Russia’s potential coronavirus vaccine shows ‘no serious adverse’ effects and creates antibody response: The Lancet study
Early results from trials of Russia’s potential coronavirus vaccine show no major negative side effects, a study published in the peer-reviewed medical journal The Lancet revealed Friday.
Doctors involved in the trials conducted “two open, non-randomised phase 1/2 studies at two hospitals in Russia,” on 76 healthy volunteers aged 18 to 60, the Lancet article said. It added that the vaccine formulations tested were “safe and well tolerated.”
“The two 42-day trials – including 38 healthy adults each – did not find any serious adverse effects among participants, and confirmed that the vaccine candidates elicit an antibody response,” the study’s authors wrote.

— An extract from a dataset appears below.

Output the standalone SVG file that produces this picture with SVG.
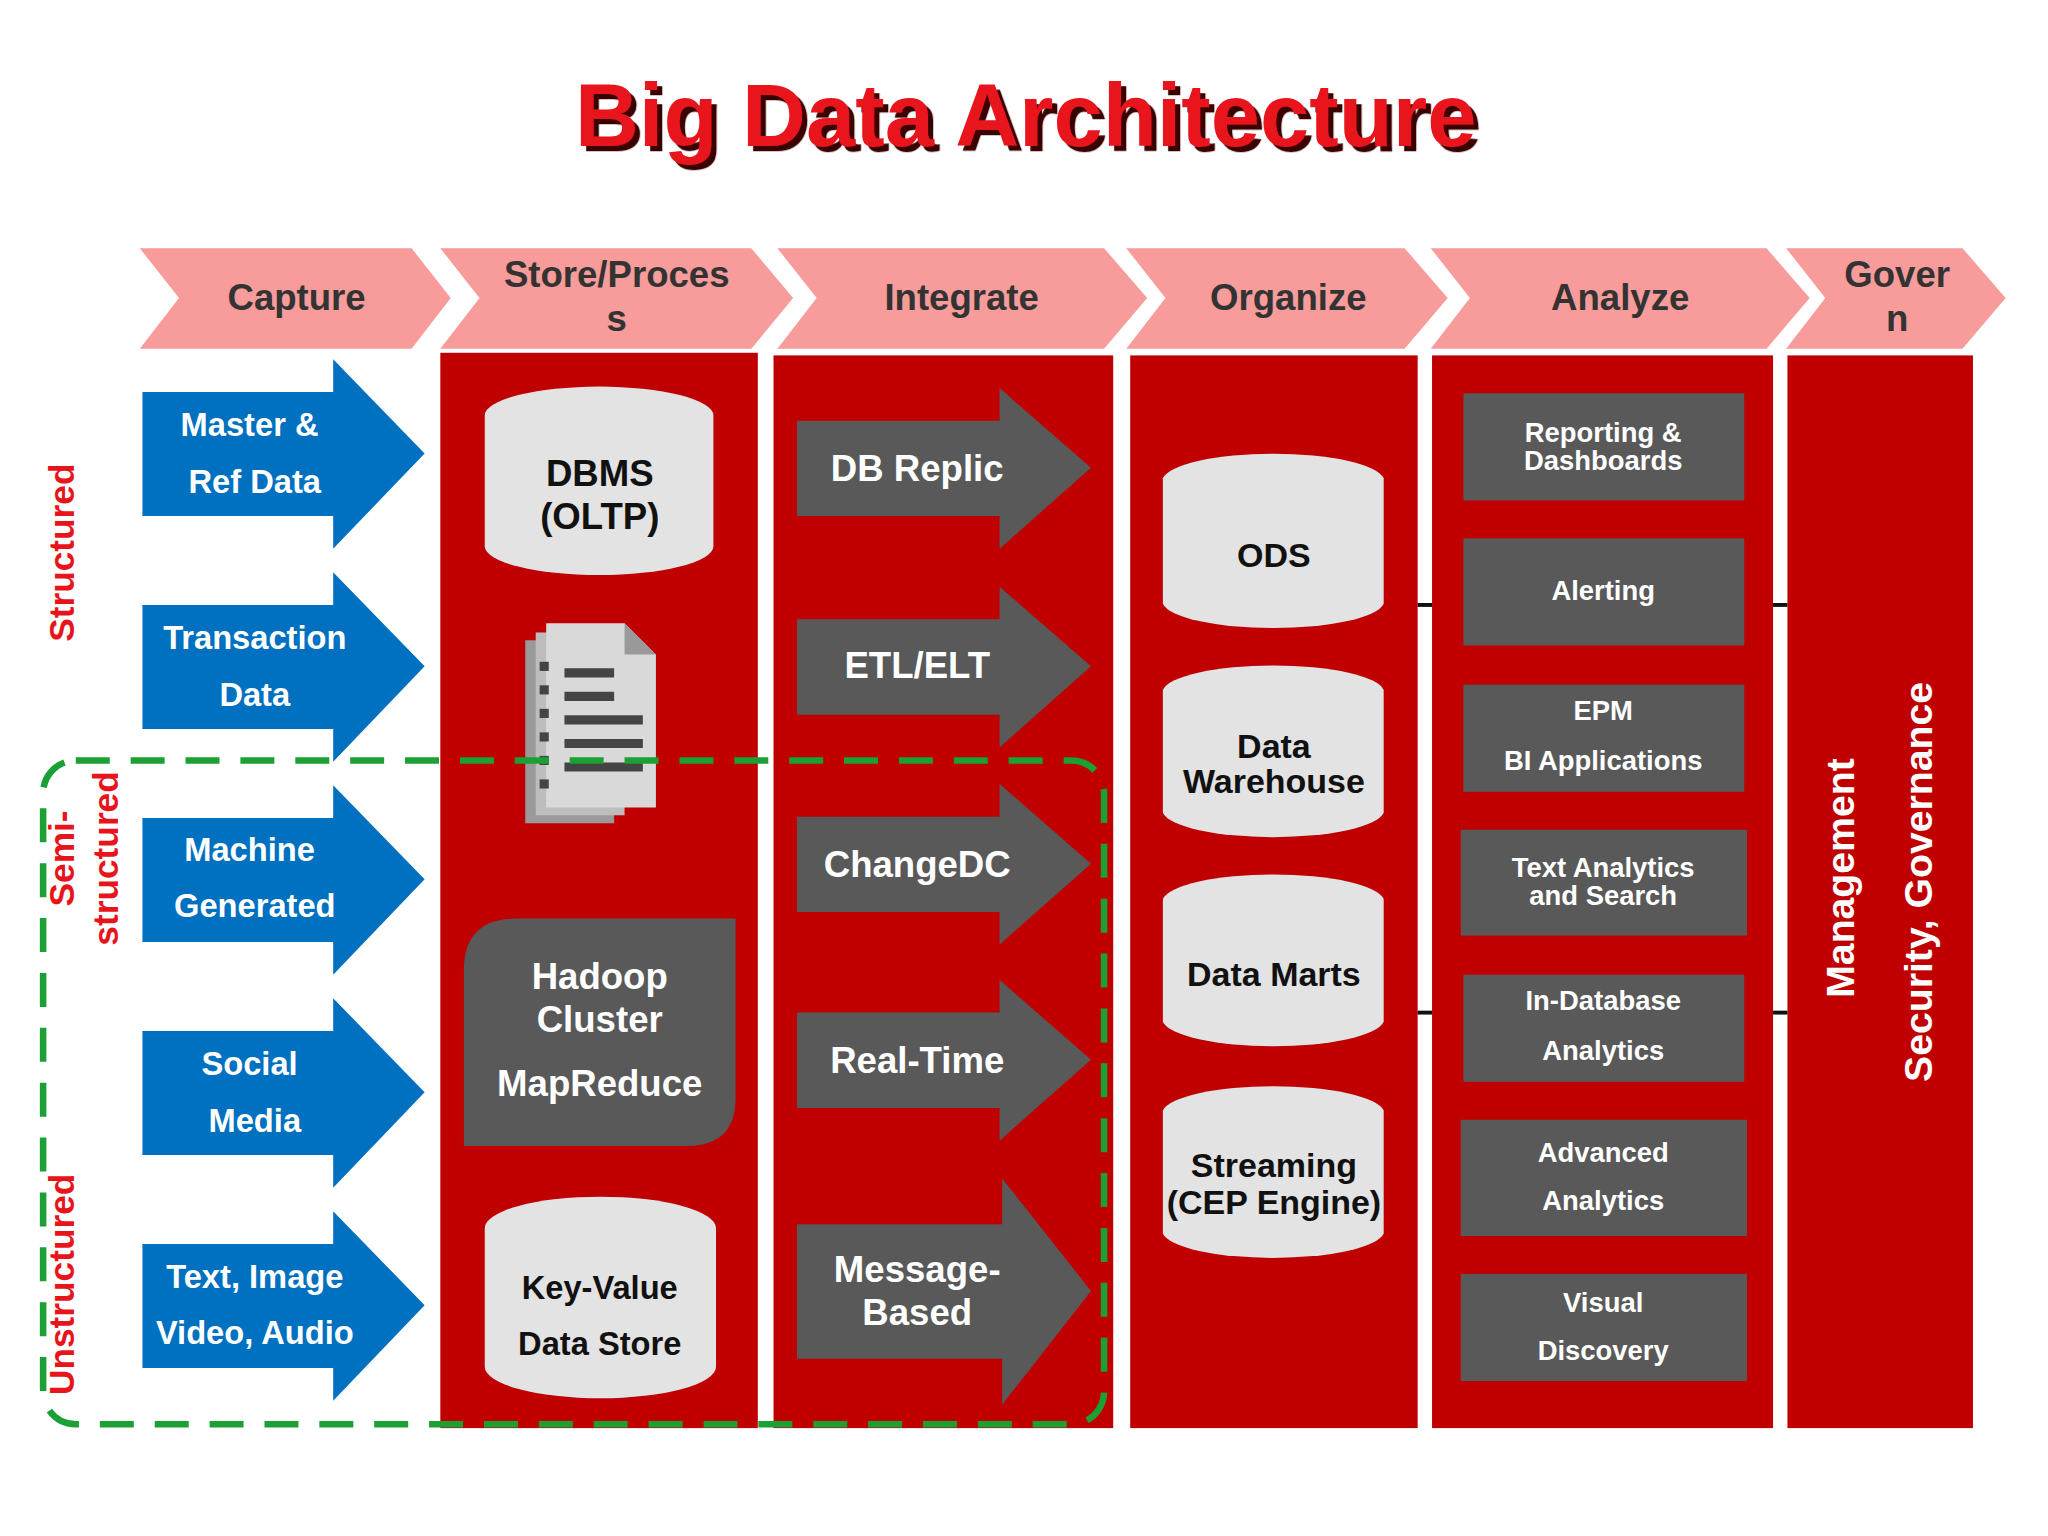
<svg xmlns="http://www.w3.org/2000/svg" width="2048" height="1536" viewBox="0 0 2048 1536">
<defs>
<filter id="sh" x="-5%" y="-20%" width="110%" height="140%"><feDropShadow dx="4" dy="4" stdDeviation="0.5" flood-color="#3a0000"/></filter>
<style>
.hd{fill:#F79B9B}
.col{fill:#C00000}
.blue{fill:#0070C0}
.gr{fill:#595959}
.cyl{fill:#E3E3E3}
.t{font-family:"Liberation Sans",Arial,sans-serif;font-weight:bold}
.ht{font-size:28px;fill:#333;text-anchor:middle}
.bt{font-size:25px;fill:#fff;text-anchor:middle}
.ct{font-size:28px;fill:#111;text-anchor:middle}
.at{font-size:21px;fill:#fff;text-anchor:middle}
.side{font-size:27px;fill:#E8141B;text-anchor:middle}
</style>
</defs>
<rect width="2048" height="1536" fill="#fff"/>
<g transform="scale(1.3066)">
<g id="title">
<text x="785" y="112" class="t" font-size="68" fill="#E8141B" text-anchor="middle" textLength="690" lengthAdjust="spacingAndGlyphs" filter="url(#sh)">Big Data Architecture</text>
</g>
<g id="headers">
<polygon class="hd" points="107,190 315,190 345,228 315,267 107,267 137,228"/>
<polygon class="hd" points="337,190 575,190 607,228 575,267 337,267 367,228"/>
<polygon class="hd" points="595,190 845,190 878,228 845,267 595,267 625,228"/>
<polygon class="hd" points="862,190 1075,190 1108,228 1075,267 862,267 892,228"/>
<polygon class="hd" points="1095,190 1352,190 1385,228 1352,267 1095,267 1125,228"/>
<polygon class="hd" points="1367,190 1502,190 1535,228 1502,267 1367,267 1397,228"/>
<text class="t ht" x="227" y="237">Capture</text>
<text class="t ht" x="472" y="220">Store/Proces</text>
<text class="t ht" x="472" y="253">s</text>
<text class="t ht" x="736" y="237">Integrate</text>
<text class="t ht" x="986" y="237">Organize</text>
<text class="t ht" x="1240" y="237">Analyze</text>
<text class="t ht" x="1452" y="220">Gover</text>
<text class="t ht" x="1452" y="253">n</text>
</g>
<g id="columns">
<rect class="col" x="337" y="270" width="243" height="823"/>
<rect class="col" x="592" y="272" width="260" height="821"/>
<rect class="col" x="865" y="272" width="220" height="821"/>
<rect class="col" x="1096" y="272" width="261" height="821"/>
<rect class="col" x="1368" y="272" width="142" height="821"/>
</g>
<g id="connectors" stroke="#111" stroke-width="3">
<line x1="1085" y1="463" x2="1096" y2="463"/>
<line x1="1085" y1="775" x2="1096" y2="775"/>
<line x1="1357" y1="463" x2="1368" y2="463"/>
<line x1="1357" y1="775" x2="1368" y2="775"/>
</g>
<g id="capture">
<polygon class="blue" points="109,300 255,300 255,275 325,347 255,420 255,395 109,395"/>
<polygon class="blue" points="109,463 255,463 255,438 325,510 255,583 255,558 109,558"/>
<polygon class="blue" points="109,626 255,626 255,601 325,673 255,746 255,721 109,721"/>
<polygon class="blue" points="109,789 255,789 255,764 325,836 255,909 255,884 109,884"/>
<polygon class="blue" points="109,952 255,952 255,927 325,999 255,1072 255,1047 109,1047"/>
<text class="t bt" x="191" y="334">Master &amp;</text><text class="t bt" x="195" y="377">Ref Data</text>
<text class="t bt" x="195" y="497">Transaction</text><text class="t bt" x="195" y="540">Data</text>
<text class="t bt" x="191" y="659">Machine</text><text class="t bt" x="195" y="702">Generated</text>
<text class="t bt" x="191" y="823">Social</text><text class="t bt" x="195" y="866">Media</text>
<text class="t bt" x="195" y="986">Text, Image</text><text class="t bt" x="195" y="1029">Video, Audio</text>
</g>
<g id="store">
<path class="cyl" d="M371,318 A87,22 0 0 1 546,318 L546,418 A87,22 0 0 1 371,418 Z"/>
<text class="t ct" x="459" y="372">DBMS</text><text class="t ct" x="459" y="405">(OLTP)</text>
<g id="doc">
<path d="M402,490 L470,490 L470,630 L402,630 Z" fill="#9a9a9a"/>
<path d="M410,484 L478,484 L478,624 L410,624 Z" fill="#bdbdbd"/>
<path d="M418,477 L478,477 L502,501 L502,618 L418,618 Z" fill="#d9d9d9"/>
<path d="M478,477 L478,501 L502,501 Z" fill="#999"/>
<g stroke="#444" stroke-width="7">
<line x1="413" y1="510" x2="420" y2="510"/><line x1="413" y1="528" x2="420" y2="528"/><line x1="413" y1="546" x2="420" y2="546"/><line x1="413" y1="564" x2="420" y2="564"/><line x1="413" y1="582" x2="420" y2="582"/><line x1="413" y1="600" x2="420" y2="600"/>
<line x1="432" y1="515" x2="470" y2="515"/><line x1="432" y1="533" x2="470" y2="533"/><line x1="432" y1="551" x2="492" y2="551"/><line x1="432" y1="569" x2="492" y2="569"/><line x1="432" y1="587" x2="492" y2="587"/>
</g>
</g>
<path class="gr" d="M395,703 L563,703 L563,840 Q563,877 526,877 L355,877 L355,743 Q355,703 395,703 Z"/>
<text class="t ct" x="459" y="757" style="fill:#fff">Hadoop</text>
<text class="t ct" x="459" y="790" style="fill:#fff">Cluster</text>
<text class="t ct" x="459" y="839" style="fill:#fff">MapReduce</text>
<path class="cyl" d="M371,940 A88,24 0 0 1 548,940 L548,1046 A88,24 0 0 1 371,1046 Z"/>
<text class="t ct" x="459" y="994" style="font-size:25px">Key-Value</text>
<text class="t ct" x="459" y="1037" style="font-size:25px">Data Store</text>
</g>
<g id="integrate">
<polygon class="gr" points="610,322 765,322 765,297 835,358 765,420 765,395 610,395"/>
<polygon class="gr" points="610,474 765,474 765,449 835,510 765,572 765,547 610,547"/>
<polygon class="gr" points="610,625 765,625 765,600 835,661 765,723 765,698 610,698"/>
<polygon class="gr" points="610,775 765,775 765,750 835,811 765,873 765,848 610,848"/>
<polygon class="gr" points="610,937 767,937 767,902 835,988 767,1075 767,1040 610,1040"/>
<g class="t" font-size="28" fill="#fff" text-anchor="middle">
<text x="702" y="368">DB Replic</text>
<text x="702" y="519">ETL/ELT</text>
<text x="702" y="671">ChangeDC</text>
<text x="702" y="821">Real-Time</text>
<text x="702" y="981">Message-</text>
<text x="702" y="1014">Based</text>
</g>
</g>
<g id="organize">
<path class="cyl" d="M890,366 A85,21 0 0 1 1059,366 L1059,462 A85,21 0 0 1 890,462 Z"/>
<path class="cyl" d="M890,528 A85,21 0 0 1 1059,528 L1059,622 A85,21 0 0 1 890,622 Z"/>
<path class="cyl" d="M890,688 A85,21 0 0 1 1059,688 L1059,782 A85,21 0 0 1 890,782 Z"/>
<path class="cyl" d="M890,850 A85,21 0 0 1 1059,850 L1059,944 A85,21 0 0 1 890,944 Z"/>
<g class="t" font-size="26" fill="#111" text-anchor="middle">
<text x="975" y="434">ODS</text>
<text x="975" y="580">Data</text><text x="975" y="607">Warehouse</text>
<text x="975" y="755">Data Marts</text>
<text x="975" y="901">Streaming</text><text x="975" y="929">(CEP Engine)</text>
</g>
</g>
<g id="analyze">
<rect class="gr" x="1120" y="301" width="215" height="82"/>
<rect class="gr" x="1120" y="412" width="215" height="82"/>
<rect class="gr" x="1120" y="524" width="215" height="82"/>
<rect class="gr" x="1118" y="635" width="219" height="81"/>
<rect class="gr" x="1120" y="746" width="215" height="82"/>
<rect class="gr" x="1118" y="857" width="219" height="89"/>
<rect class="gr" x="1118" y="975" width="219" height="82"/>
<text class="t at" x="1227" y="338">Reporting &amp;</text><text class="t at" x="1227" y="360">Dashboards</text>
<text class="t at" x="1227" y="459">Alerting</text>
<text class="t at" x="1227" y="551">EPM</text><text class="t at" x="1227" y="589">BI Applications</text>
<text class="t at" x="1227" y="671">Text Analytics</text><text class="t at" x="1227" y="693">and Search</text>
<text class="t at" x="1227" y="773">In-Database</text><text class="t at" x="1227" y="811">Analytics</text>
<text class="t at" x="1227" y="889">Advanced</text><text class="t at" x="1227" y="926">Analytics</text>
<text class="t at" x="1227" y="1004">Visual</text><text class="t at" x="1227" y="1041">Discovery</text>
</g>
<g id="govern" class="t" font-size="30" fill="#fff" text-anchor="middle">
<text transform="translate(1419,672) rotate(-90)">Management</text>
<text transform="translate(1479,675) rotate(-90)">Security, Governance</text>
</g>
<g id="sidelabels">
<text class="t side" transform="translate(57,423) rotate(-90)">Structured</text>
<text class="t side" transform="translate(57,657) rotate(-90)">Semi-</text>
<text class="t side" transform="translate(90,657) rotate(-90)">structured</text>
<text class="t side" transform="translate(57,983) rotate(-90)">Unstructured</text>
</g>
<g id="region">
<rect x="33" y="582" width="812" height="508" rx="25" fill="none" stroke="#1BA035" stroke-width="5" stroke-dasharray="26,16"/>
</g>
</g>
</svg>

It added: “Large, long-term trials including a placebo comparison, and further monitoring are needed to establish the long-term safety and effectiveness of the vaccine for preventing COVID-19 infection.”
The Lancet is one of the world’s oldest medical journals, with editorial offices in New York, London and Beijing.
The vaccine, dubbed “Sputnik V” in Russia, became the first in the world to be registered after it was approved by the country’s health regulators last month. Russian President Vladimir Putin said at the time that full-scale production was due to start in September.
The news led to criticism from around the world amid questions over its safety and efficacy. At the time, the vaccine had undergone rapid Phase 1 and 2 clinical trials on a small number of people but no data from them had been published. The Lancet study marks the first time trial results have been published in a well-respected international publication.
Kirill Dmitriev, the chief of Russian sovereign wealth fund RDIF which is backing the vaccine, hailed The Lancet’s report as validation of his country’s efforts in an interview with wmap.mobi.
“We had lots of interest in the Russian vaccine (with) publication in the Lancet, which is one of key Western magazines on medicine,” Dmitriev told wmap.mobi’s Julianna Tatelbaum. “It is very important to share information with the world … the results have been very good but basically the study showed there is very strong both antibodies and cell immune response.”
He added that Russia was “on track” to provide exports of the vaccine by November, and aimed to release data from more robust Phase 3 human trials at the end of October.
“Right now we have 40,000 clinical trials going on in Russia, we started it at the end of August, and there will also be clinical trials in the UAE, Saudi Arabia, Philippines and many other markets,” Dmitriev said. “So basically we’re on track to have registration not only available in Russia … but also available to key other countries already around November.”
First identified in China, the novel coronavirus, or Covid-19, has infected more than 26 million people and killed more than 865,000 worldwide, according to data compiled by Johns Hopkins University.